I think the number one killer of a relationship is selfishness. People go into the union with happy-sappy feelings of "how you make me feel," and when the relationship progresses they see that the other person does indeed have flaws. Instead of loving them for who they are, they find that they no longer love them because that feeling is gone.

Unforunately, relationships rely on two people (except for old Narcissus - boy he had it made) and both of those people have to make the decision EVERY day to love the other person. One must care more for their significant other than for their own self. Also unfortunate is that this attitude is becoming more rare as society as a whole asks "What about me? Why am I a victim?"

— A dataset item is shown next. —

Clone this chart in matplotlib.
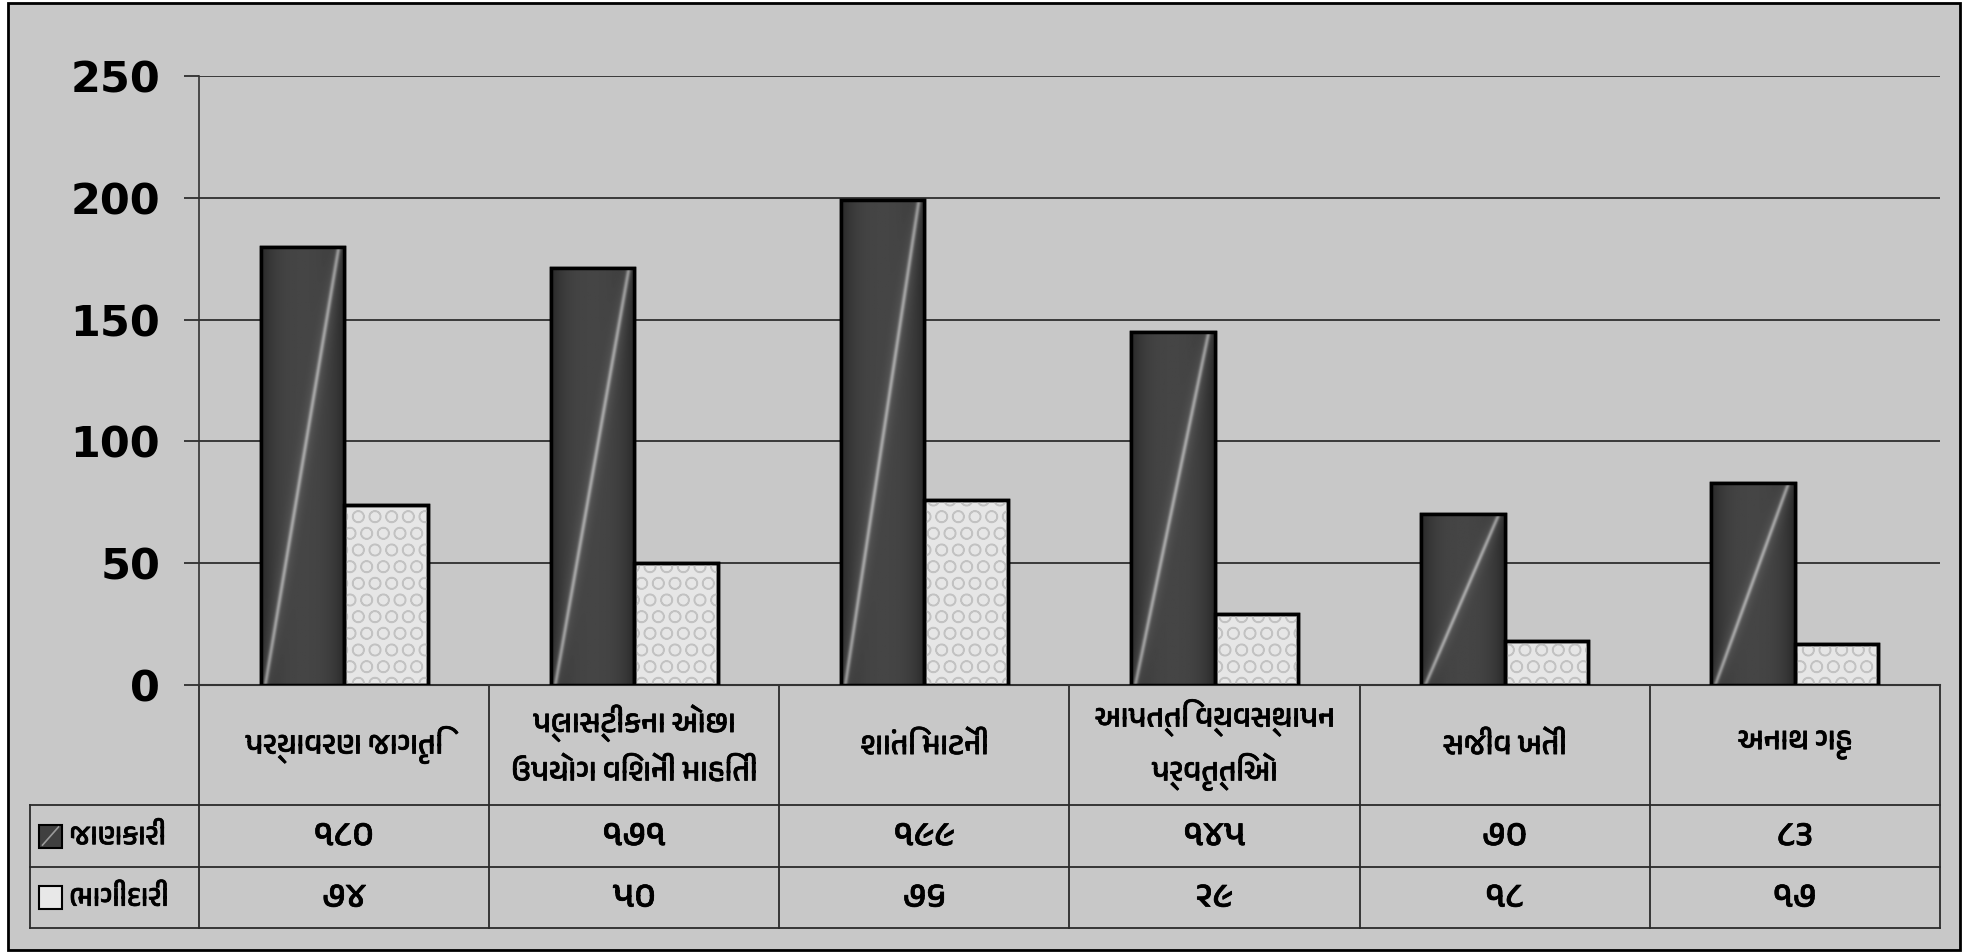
import numpy as np
import matplotlib
matplotlib.use("Agg")
import matplotlib.pyplot as plt
import matplotlib.patheffects as pe
from matplotlib import font_manager
from matplotlib.patches import Rectangle
from matplotlib.transforms import blended_transform_factory

# data
categories = ["પર્યાવરણ જાગૃતિ",
              "પ્લાસ્ટીકના ઓછા\nઉપયોગ વિશેની માહિતી",
              "શાંતિ માટેની",
              "આપત્તિ વ્યવસ્થાપન\nપ્રવૃત્તિઓ",
              "સજીવ ખેતી",
              "અનાથ ગૃહ"]
series_names = ["જાણકારી", "ભાગીદારી"]
jankari = [180, 171, 199, 145, 70, 83]
bhagidari = [74, 50, 76, 29, 18, 17]
yticks = [0, 50, 100, 150, 200, 250]

GUJ_DIGITS = str.maketrans("0123456789", "૦૧૨૩૪૫૬૭૮૯")


def find_gujarati_font():
    for f in font_manager.fontManager.ttflist:
        if "gujarati" in f.name.lower():
            return f.name
    try:
        from fontTools.ttLib import TTFont
    except ImportError:
        return None
    for f in font_manager.fontManager.ttflist:
        try:
            tt = TTFont(f.fname, fontNumber=0, lazy=True)
            cmap = tt.getBestCmap()
            if cmap and 0x0A9C in cmap:
                return f.name
        except Exception:
            pass
    return None


guj = find_gujarati_font()
guj_family = [guj, "DejaVu Sans"] if guj else ["Noto Sans", "DejaVu Sans"]
# thicken the Gujarati strokes a little, the original uses a heavier face
heavy = [pe.withStroke(linewidth=0.5, foreground="black")]

W, H = 1986, 952
fig = plt.figure(figsize=(W / 100, H / 100), dpi=100, facecolor="white")

# grey framed background
fig.patches.append(Rectangle((8 / W, 1 - 950 / H), (1960 - 8) / W, (950 - 3) / H,
                             transform=fig.transFigure, facecolor="#c8c8c8",
                             edgecolor="black", lw=2, zorder=-10))

ax = fig.add_axes([199 / W, 1 - 685 / H, (1940 - 199) / W, (685 - 76) / H])
ax.set_facecolor("none")

x = np.arange(len(categories))
bw = 0.288

dark = ax.bar(x - bw / 2, jankari, bw, color="#404040", edgecolor="black",
              linewidth=2.5, zorder=3)
light = ax.bar(x + bw / 2, bhagidari, bw, color="#e6e6e6", edgecolor="black",
               linewidth=2.5, zorder=3)
ax.bar(x + bw / 2, bhagidari, bw, fill=False, hatch="O", edgecolor="#c2c2c2",
       linewidth=0, zorder=3.1)
ax.bar(x + bw / 2, bhagidari, bw, fill=False, edgecolor="black",
       linewidth=2.5, zorder=3.2)

# dark bar shading: dark edges and a light diagonal streak
nx, ny = 160, 400
U, V = np.meshgrid(np.linspace(0, 1, nx), np.linspace(0, 1, ny))
d = U - (0.05 + 0.88 * V)
shade = (0.27 - 0.11 * (np.abs(U - 0.5) * 2) ** 3
         + 0.33 * np.exp(-(d / 0.025) ** 2) + 0.06 * np.exp(-(d / 0.09) ** 2))
shade = np.clip(shade, 0, 1)
for p in dark:
    x0, w, h = p.get_x(), p.get_width(), p.get_height()
    im = ax.imshow(shade, cmap="gray", vmin=0, vmax=1, origin="lower",
                   extent=(x0, x0 + w, 0, h), aspect="auto",
                   interpolation="bilinear", zorder=3.05)
    im.set_clip_path(p)
    ax.add_patch(Rectangle((x0, 0), w, h, fill=False, edgecolor="black",
                           linewidth=2.5, zorder=3.2))

ax.set_xlim(-0.5, len(categories) - 0.5)
ax.set_ylim(0, 250)
ax.set_yticks(yticks)
ax.set_yticklabels([str(t) for t in yticks], fontsize=31, fontweight="bold",
                   family="DejaVu Sans")
ax.tick_params(axis="y", direction="out", length=11, width=1.2, color="#222222",
               pad=17)
ax.set_xticks([])
ax.grid(axis="y", color="#222222", linewidth=1.2, zorder=1)
ax.set_axisbelow(True)
for s in ["top", "right"]:
    ax.spines[s].set_visible(False)
ax.spines["left"].set_color("#333333")
ax.spines["left"].set_linewidth(1.2)
ax.spines["bottom"].set_color("#333333")
ax.spines["bottom"].set_linewidth(1.5)

# data table under the plot
tr = blended_transform_factory(ax.transData, ax.transAxes)
row1, row2, row3 = -0.197, -0.299, -0.399
leg_left = -0.097
line_kw = dict(color="#2a2a2a", linewidth=1.3, clip_on=False, zorder=2)
for k in range(len(categories) + 1):
    ax.plot([k - 0.5, k - 0.5], [0, row3], transform=tr, **line_kw)
for r in (row1, row2, row3):
    ax.plot([leg_left, 1], [r, r], transform=ax.transAxes, **line_kw)
ax.plot([leg_left, leg_left], [row1, row3], transform=ax.transAxes, **line_kw)

for i, c in enumerate(categories):
    ax.text(i, -0.0985, c, transform=tr, ha="center", va="center",
            fontsize=22, fontweight="bold", family=guj_family,
            linespacing=1.6, path_effects=heavy)
    ax.text(i, (row1 + row2) / 2, str(jankari[i]).translate(GUJ_DIGITS),
            transform=tr, ha="center", va="center", fontsize=26,
            fontweight="bold", family=guj_family, path_effects=heavy)
    ax.text(i, (row2 + row3) / 2, str(bhagidari[i]).translate(GUJ_DIGITS),
            transform=tr, ha="center", va="center", fontsize=26,
            fontweight="bold", family=guj_family, path_effects=heavy)

# legend keys inside the table
key_w, key_h = 0.0132, 0.0378
for (name, fc, yc) in [(series_names[0], "#404040", (row1 + row2) / 2),
                       (series_names[1], "#e8e8e8", (row2 + row3) / 2)]:
    ax.add_patch(Rectangle((-0.0919, yc - key_h / 2), key_w, key_h,
                           transform=ax.transAxes, facecolor=fc,
                           edgecolor="black", linewidth=1.5, clip_on=False))
    ax.text(-0.0745, yc, name, transform=ax.transAxes, ha="left", va="center",
            fontsize=21, fontweight="bold", family=guj_family,
            path_effects=heavy)
# diagonal mark on the dark key
yk = (row1 + row2) / 2
ax.plot([-0.0919 + 0.002, -0.0919 + key_w - 0.002],
        [yk - key_h / 2 + 0.004, yk + key_h / 2 - 0.004],
        transform=ax.transAxes, color="#9a9a9a", linewidth=1.2, clip_on=False)

fig.savefig("out.png", dpi=100, facecolor=fig.get_facecolor())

Sorry, you got me to thinking and I had to put it down, though I should have done so in my own space. Keep it up Beckett! You seem to be getting somewhere and adapting brilliantly.

B.Amelia said...

Kbryna
I'll have to write more about Fairy Tales, i used to enjoy them, which is why my mom keeps buying me Hans Christen Anderson books. I even played Thumbelina in a school play. The crowning moment of my elementary school days, somewhere out there is a tape out there with me as Thumbelina.

A.Opstein
I do think the end of all relationships is selfishness. You are right about that. I see relationships now and you can tell that it isn't based on a union of two people who generally like each other, just two people who are to selfish to let it go.

And thanks...i feel i'm getting somewhere, to where, i don't know...but at least it is a start.